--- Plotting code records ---
========================================

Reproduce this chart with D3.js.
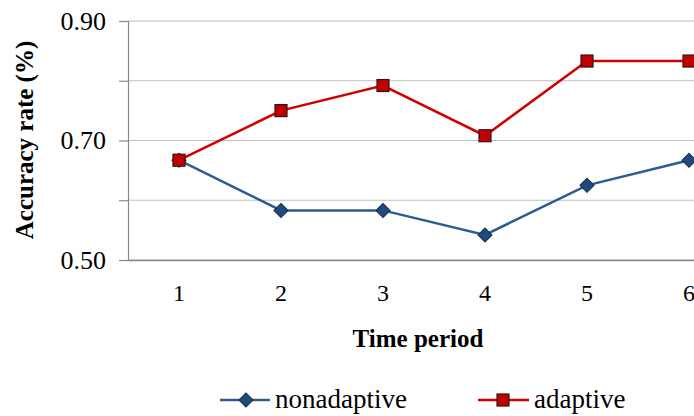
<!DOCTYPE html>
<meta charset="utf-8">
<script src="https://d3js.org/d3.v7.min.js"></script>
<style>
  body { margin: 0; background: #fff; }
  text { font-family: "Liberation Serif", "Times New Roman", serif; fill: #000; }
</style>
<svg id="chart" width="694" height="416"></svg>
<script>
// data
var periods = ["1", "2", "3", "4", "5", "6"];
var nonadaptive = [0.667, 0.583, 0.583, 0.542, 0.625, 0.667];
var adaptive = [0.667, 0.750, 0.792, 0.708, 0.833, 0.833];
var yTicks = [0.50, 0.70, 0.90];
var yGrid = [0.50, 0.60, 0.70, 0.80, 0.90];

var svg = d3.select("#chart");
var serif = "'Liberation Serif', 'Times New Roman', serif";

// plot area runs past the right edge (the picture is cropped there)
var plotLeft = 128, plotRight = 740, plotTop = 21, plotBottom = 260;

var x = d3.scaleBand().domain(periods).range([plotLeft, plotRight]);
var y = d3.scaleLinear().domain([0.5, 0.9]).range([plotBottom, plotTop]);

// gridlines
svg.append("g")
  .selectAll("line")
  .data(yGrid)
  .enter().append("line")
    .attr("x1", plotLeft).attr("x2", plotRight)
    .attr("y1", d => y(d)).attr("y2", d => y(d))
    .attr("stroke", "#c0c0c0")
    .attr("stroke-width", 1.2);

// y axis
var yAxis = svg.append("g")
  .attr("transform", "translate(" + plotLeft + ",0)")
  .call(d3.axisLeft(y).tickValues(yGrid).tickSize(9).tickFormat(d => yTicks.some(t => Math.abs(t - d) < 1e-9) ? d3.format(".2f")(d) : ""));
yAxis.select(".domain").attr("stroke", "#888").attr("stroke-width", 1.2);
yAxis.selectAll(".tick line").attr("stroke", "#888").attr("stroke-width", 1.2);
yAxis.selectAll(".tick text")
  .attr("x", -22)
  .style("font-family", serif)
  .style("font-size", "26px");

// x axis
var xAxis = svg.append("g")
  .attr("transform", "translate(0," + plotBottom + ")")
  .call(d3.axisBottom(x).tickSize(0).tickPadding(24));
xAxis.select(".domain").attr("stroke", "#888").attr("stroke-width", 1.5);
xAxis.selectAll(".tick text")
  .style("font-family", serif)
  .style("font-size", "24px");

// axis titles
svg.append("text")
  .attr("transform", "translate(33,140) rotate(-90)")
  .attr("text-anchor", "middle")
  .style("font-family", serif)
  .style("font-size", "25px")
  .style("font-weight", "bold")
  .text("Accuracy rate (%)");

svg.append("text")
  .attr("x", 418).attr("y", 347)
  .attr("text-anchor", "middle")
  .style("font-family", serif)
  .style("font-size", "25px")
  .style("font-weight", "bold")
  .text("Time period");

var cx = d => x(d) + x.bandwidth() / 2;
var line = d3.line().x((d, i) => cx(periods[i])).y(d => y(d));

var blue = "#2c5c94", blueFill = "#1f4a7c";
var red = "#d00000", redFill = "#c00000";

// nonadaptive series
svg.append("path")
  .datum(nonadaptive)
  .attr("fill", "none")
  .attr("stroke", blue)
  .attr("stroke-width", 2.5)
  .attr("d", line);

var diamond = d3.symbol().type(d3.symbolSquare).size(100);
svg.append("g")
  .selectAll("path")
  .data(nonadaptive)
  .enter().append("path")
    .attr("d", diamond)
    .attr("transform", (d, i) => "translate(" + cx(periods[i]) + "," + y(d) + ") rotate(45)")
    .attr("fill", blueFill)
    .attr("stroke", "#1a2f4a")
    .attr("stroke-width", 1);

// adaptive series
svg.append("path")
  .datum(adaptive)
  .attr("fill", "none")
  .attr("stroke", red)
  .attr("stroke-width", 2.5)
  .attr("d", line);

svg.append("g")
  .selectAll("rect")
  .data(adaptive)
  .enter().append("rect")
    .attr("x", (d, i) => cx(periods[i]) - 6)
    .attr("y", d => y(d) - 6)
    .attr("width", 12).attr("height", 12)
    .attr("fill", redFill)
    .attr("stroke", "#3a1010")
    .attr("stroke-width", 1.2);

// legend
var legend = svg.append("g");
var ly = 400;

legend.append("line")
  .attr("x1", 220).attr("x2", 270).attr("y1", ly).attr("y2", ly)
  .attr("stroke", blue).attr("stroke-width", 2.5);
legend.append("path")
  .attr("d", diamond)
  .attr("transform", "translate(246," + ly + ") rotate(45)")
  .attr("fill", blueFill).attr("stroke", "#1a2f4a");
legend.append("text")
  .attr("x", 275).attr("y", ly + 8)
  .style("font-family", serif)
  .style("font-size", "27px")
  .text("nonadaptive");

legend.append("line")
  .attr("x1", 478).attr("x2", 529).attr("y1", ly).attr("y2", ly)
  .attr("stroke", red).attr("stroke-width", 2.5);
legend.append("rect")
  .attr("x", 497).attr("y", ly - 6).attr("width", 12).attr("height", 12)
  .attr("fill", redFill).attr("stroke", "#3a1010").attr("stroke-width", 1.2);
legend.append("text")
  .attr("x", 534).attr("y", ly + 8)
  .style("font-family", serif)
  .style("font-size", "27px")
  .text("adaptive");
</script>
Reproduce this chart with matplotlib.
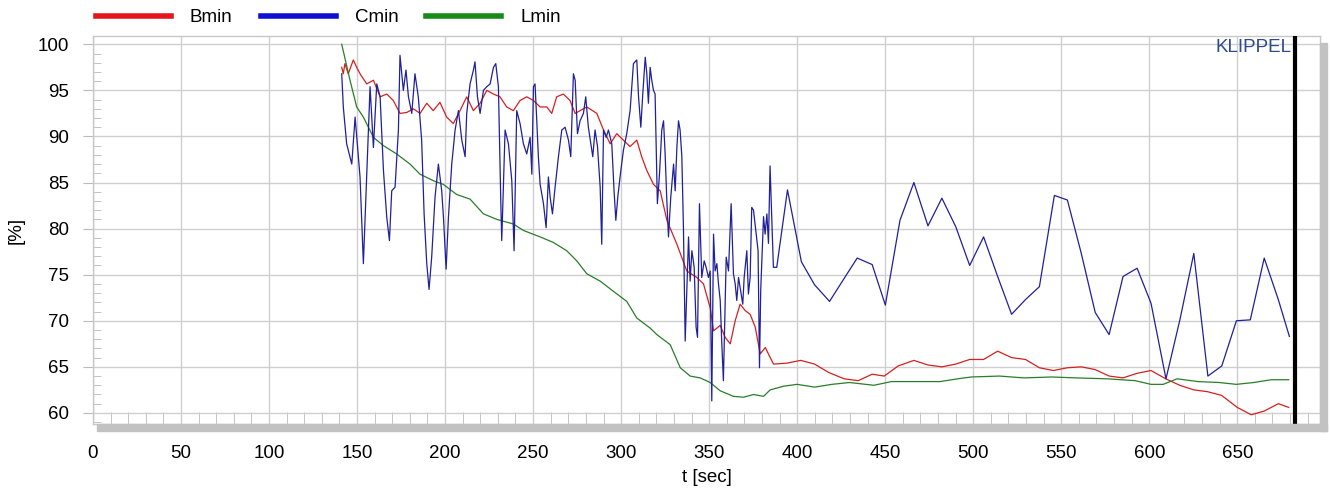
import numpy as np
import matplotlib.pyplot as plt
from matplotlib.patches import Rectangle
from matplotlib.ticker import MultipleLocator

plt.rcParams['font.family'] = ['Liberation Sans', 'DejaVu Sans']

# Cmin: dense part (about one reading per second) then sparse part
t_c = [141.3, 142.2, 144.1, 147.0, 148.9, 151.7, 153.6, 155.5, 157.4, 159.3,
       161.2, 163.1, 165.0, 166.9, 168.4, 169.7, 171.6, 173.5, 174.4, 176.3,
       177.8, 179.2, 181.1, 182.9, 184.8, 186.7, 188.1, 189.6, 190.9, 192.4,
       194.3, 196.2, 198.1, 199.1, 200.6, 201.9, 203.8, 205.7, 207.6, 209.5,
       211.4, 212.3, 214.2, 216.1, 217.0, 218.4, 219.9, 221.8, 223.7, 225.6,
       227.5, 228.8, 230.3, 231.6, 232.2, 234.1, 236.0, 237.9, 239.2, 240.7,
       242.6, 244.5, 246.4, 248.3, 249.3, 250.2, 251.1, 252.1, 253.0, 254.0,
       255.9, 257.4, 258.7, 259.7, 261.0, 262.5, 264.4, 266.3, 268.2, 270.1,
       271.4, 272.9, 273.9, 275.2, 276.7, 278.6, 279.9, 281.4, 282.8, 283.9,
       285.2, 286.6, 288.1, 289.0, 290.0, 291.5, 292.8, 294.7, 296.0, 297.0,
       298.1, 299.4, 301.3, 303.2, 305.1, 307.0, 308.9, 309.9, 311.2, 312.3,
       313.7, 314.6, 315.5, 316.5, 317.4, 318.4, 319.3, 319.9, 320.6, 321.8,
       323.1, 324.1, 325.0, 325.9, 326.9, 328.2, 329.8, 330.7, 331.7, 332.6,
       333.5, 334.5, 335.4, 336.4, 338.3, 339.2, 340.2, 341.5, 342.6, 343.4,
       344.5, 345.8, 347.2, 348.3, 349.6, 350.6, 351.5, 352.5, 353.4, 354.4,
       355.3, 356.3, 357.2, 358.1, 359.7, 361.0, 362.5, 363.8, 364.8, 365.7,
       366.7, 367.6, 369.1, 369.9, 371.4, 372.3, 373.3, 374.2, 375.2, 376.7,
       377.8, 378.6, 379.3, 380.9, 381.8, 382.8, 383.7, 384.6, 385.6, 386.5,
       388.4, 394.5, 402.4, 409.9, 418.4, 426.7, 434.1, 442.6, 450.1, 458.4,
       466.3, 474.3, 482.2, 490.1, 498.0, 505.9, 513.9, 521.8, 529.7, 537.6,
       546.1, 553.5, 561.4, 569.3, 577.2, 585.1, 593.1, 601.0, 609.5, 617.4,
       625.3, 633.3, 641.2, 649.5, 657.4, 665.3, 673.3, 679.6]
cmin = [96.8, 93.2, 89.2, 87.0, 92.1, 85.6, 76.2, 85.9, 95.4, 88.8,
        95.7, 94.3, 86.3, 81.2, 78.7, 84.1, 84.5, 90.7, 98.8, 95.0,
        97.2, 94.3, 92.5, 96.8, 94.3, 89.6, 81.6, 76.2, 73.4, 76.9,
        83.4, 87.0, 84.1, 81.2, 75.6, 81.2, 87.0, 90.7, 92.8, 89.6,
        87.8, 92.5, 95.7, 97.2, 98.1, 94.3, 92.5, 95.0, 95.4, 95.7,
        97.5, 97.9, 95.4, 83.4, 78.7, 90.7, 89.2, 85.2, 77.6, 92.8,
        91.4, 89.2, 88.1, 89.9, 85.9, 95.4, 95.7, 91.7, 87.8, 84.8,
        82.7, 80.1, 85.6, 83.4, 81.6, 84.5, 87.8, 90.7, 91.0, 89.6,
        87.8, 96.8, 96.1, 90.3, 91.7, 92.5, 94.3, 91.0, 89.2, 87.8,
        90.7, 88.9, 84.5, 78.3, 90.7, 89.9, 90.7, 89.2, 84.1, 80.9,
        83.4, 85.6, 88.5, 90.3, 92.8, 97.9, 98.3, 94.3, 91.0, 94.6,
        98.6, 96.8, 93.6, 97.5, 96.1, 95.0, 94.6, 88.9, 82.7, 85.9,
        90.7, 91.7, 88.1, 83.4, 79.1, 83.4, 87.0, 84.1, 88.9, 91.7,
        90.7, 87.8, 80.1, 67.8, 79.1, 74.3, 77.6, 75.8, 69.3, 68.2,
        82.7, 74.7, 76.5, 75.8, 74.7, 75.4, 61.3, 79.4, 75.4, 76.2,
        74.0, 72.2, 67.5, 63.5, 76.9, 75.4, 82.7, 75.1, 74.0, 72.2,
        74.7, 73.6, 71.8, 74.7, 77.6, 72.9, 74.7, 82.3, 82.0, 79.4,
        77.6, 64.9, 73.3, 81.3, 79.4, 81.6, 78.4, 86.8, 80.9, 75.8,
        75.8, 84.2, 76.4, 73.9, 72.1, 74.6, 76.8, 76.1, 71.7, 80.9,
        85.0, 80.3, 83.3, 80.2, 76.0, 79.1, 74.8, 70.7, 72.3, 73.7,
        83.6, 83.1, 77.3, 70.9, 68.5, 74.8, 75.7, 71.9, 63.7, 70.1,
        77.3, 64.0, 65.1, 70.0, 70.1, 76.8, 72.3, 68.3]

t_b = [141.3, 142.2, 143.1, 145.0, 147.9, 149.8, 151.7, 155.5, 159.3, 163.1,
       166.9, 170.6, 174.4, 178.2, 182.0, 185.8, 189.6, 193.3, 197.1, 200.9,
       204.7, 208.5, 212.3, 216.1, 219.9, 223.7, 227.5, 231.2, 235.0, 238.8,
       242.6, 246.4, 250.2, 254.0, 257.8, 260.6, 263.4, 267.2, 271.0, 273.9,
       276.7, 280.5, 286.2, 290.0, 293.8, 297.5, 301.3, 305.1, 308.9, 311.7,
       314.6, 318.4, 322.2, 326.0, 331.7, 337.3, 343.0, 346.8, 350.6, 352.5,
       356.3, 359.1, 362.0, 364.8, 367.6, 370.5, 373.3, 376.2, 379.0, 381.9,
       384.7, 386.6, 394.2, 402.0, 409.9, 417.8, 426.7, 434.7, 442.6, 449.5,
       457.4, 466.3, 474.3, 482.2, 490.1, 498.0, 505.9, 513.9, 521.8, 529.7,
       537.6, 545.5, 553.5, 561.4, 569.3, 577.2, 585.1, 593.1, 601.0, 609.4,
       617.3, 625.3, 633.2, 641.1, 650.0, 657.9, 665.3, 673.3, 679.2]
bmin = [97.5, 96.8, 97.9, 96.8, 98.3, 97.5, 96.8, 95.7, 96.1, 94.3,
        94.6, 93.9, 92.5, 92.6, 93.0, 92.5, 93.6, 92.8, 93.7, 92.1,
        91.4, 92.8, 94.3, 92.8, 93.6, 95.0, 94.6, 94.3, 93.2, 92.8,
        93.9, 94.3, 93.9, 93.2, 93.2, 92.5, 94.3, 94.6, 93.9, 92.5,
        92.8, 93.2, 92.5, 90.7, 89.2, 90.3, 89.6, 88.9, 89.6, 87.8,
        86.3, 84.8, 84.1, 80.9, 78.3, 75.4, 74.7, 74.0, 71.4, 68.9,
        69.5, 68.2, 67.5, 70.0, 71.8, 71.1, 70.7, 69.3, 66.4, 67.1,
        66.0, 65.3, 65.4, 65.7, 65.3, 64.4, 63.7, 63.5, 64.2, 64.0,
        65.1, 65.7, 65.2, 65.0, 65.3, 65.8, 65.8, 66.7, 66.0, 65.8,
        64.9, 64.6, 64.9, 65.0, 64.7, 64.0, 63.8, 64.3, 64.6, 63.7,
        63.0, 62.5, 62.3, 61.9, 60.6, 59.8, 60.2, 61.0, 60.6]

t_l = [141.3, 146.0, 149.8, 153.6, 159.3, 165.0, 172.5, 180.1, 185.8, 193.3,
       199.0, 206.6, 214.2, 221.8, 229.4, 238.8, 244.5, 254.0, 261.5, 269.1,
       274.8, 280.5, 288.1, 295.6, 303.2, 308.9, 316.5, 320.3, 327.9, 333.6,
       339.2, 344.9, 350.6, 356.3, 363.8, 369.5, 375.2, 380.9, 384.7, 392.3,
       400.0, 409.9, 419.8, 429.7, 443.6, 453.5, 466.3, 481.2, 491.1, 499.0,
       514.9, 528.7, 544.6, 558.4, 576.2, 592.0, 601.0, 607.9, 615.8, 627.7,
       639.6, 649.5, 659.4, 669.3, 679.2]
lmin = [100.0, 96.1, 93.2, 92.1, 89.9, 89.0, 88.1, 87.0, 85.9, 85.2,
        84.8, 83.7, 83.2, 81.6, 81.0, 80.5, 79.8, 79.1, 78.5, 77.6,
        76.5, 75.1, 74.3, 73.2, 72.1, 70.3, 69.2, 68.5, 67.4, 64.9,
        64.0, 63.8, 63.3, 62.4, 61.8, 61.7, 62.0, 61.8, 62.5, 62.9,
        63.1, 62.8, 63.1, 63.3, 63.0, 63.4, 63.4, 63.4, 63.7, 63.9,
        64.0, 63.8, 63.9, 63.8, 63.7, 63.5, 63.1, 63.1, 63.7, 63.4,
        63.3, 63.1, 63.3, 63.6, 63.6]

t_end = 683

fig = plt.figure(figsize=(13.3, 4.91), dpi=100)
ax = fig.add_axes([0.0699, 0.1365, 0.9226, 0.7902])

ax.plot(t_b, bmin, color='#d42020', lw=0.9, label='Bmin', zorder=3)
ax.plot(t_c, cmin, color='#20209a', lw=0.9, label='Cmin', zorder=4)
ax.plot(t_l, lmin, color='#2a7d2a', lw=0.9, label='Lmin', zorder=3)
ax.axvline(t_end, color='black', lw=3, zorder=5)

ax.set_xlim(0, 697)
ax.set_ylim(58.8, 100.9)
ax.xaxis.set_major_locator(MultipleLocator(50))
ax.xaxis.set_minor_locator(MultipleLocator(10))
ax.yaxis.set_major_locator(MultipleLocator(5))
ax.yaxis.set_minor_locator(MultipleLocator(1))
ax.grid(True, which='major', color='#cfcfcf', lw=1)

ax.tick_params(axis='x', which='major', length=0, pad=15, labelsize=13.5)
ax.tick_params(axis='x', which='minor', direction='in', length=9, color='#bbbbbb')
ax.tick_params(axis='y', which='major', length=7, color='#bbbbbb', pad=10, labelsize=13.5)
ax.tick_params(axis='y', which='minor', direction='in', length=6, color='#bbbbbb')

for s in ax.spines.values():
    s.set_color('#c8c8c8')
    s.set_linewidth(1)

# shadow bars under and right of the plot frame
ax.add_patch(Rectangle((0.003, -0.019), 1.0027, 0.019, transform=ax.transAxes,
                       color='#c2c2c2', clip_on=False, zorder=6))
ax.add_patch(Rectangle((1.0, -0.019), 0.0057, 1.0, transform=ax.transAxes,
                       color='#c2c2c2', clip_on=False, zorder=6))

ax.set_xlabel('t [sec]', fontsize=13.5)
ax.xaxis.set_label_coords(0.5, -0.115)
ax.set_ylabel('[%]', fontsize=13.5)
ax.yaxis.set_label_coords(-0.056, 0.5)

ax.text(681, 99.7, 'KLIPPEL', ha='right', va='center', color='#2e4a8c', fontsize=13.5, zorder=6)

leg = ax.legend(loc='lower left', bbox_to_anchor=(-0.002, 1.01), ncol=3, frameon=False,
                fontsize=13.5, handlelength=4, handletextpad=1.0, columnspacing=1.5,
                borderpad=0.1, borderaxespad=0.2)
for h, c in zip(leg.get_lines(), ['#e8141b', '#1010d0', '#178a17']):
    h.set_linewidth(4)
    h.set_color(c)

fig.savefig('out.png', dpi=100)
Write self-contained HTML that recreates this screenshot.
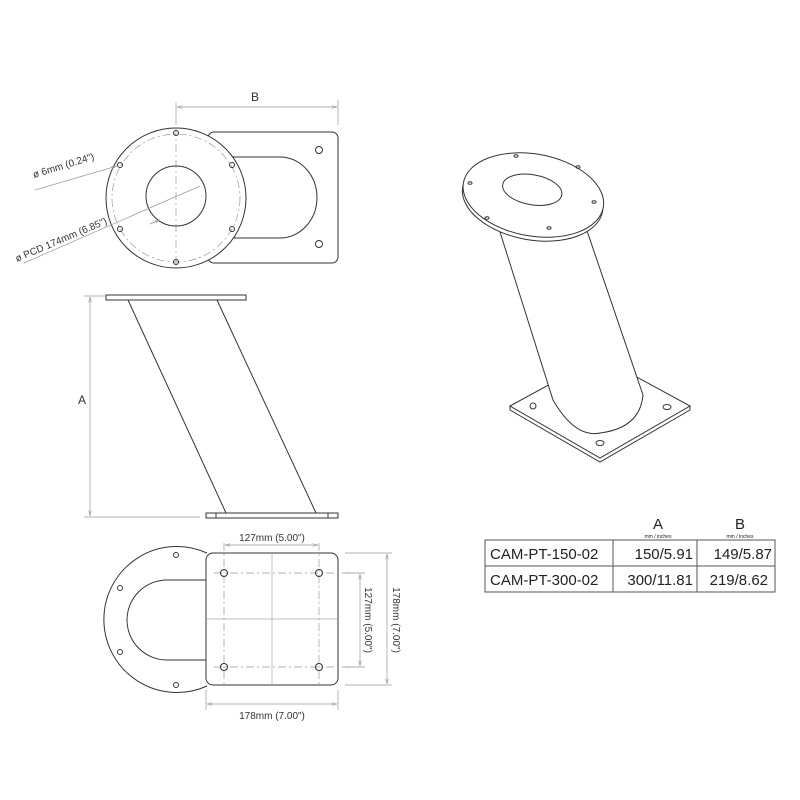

========================================

--- What the task asks ---
Tally the lines of the records holding the word "chart", then state only the tally.

--- Final answer ---
4